Two videos that did not just play, they proved the point
In digital marketing, video innovation rarely comes from “better footage”. It comes from changing how the viewer experiences the message. These two campaigns are clean examples of that approach.
In the last week or so I came across two campaigns that used video to innovatively deliver their message.
Volkswagen Hidden Frame – using the YouTube play bar as the story
The Volkswagen Side Assist feature helps drivers avoid accidents by showing other vehicles when they are in the side mirror’s blind spot.
To drive home the message, AlmapBBDO developed a film that used YouTube’s play bar to show the difference the VW Side Assist made in people’s lives.
No Means No – a player that interrupts denial
Amnesty Norway, in an attempt to change the Norwegian law on sexual assault and rape, developed a film that used a custom video player to pop up the key message.
The campaign was a success and the law was about to change as a direct consequence of the campaign.
Why interface-led video lands harder
Both ideas shift the viewer from passive watching to active noticing.
Volkswagen used a familiar interface to make a safety benefit visible in the moment. Amnesty used an interface interruption to force the key message to be seen, not skipped. In both cases, the “player” stopped being furniture and became the persuasion device.
In digital storytelling, interface design becomes a competitive advantage when it shapes what the viewer notices and cannot easily skip.
What these campaigns were really trying to achieve
The business intent was not “engagement” as a vanity metric. It was message delivery with minimal loss.
Volkswagen aimed to make an invisible feature feel tangible and memorable. Amnesty aimed to change perception and behavior at the cultural level, and the player design reinforced that urgency by refusing to be background noise.
What to steal from player-hacking storytelling
- Use the interface as evidence. When the message is hard to show, let the UI demonstrate it.

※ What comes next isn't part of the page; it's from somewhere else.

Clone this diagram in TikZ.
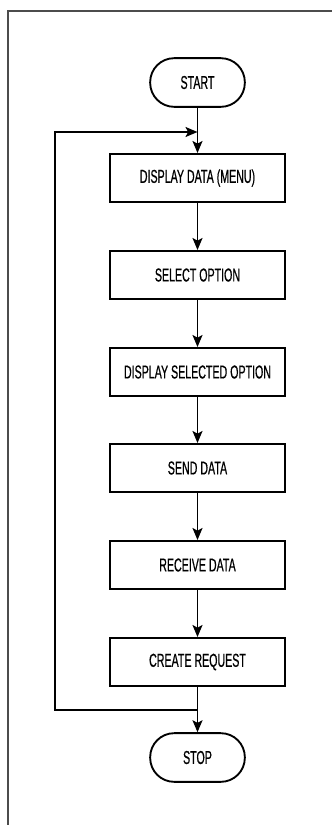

- Design for the skip reflex. If your message is often ignored, build an experience that makes ignoring harder.
- Keep viewer control intentional. Interactivity works when it serves comprehension, not novelty.
- Make the “point” happen inside the viewing moment. Do not rely on a voiceover claim when the experience can prove it.
A few fast answers before you act
What is an “interface-led” video campaign?
A campaign where the video player experience. The progress bar, overlays, or controls. Is part of the storytelling, not just the container.
How did Volkswagen Hidden Frame use YouTube differently?
It used YouTube’s play bar as a narrative device to demonstrate the value of Side Assist, making the benefit feel visible rather than described.
What did Amnesty Norway’s No Means No change about the player?
It used a custom video player that surfaced the key message via a popup, ensuring the point was encountered during playback.
Why do these ideas work better than a standard film in some cases?
Because they reduce message loss. The viewer is guided to notice the point through the viewing mechanics, not just the content.
What is the practical takeaway for brands?
If your message is often missed, redesign the viewing experience so the message is structurally harder to ignore and easier to understand.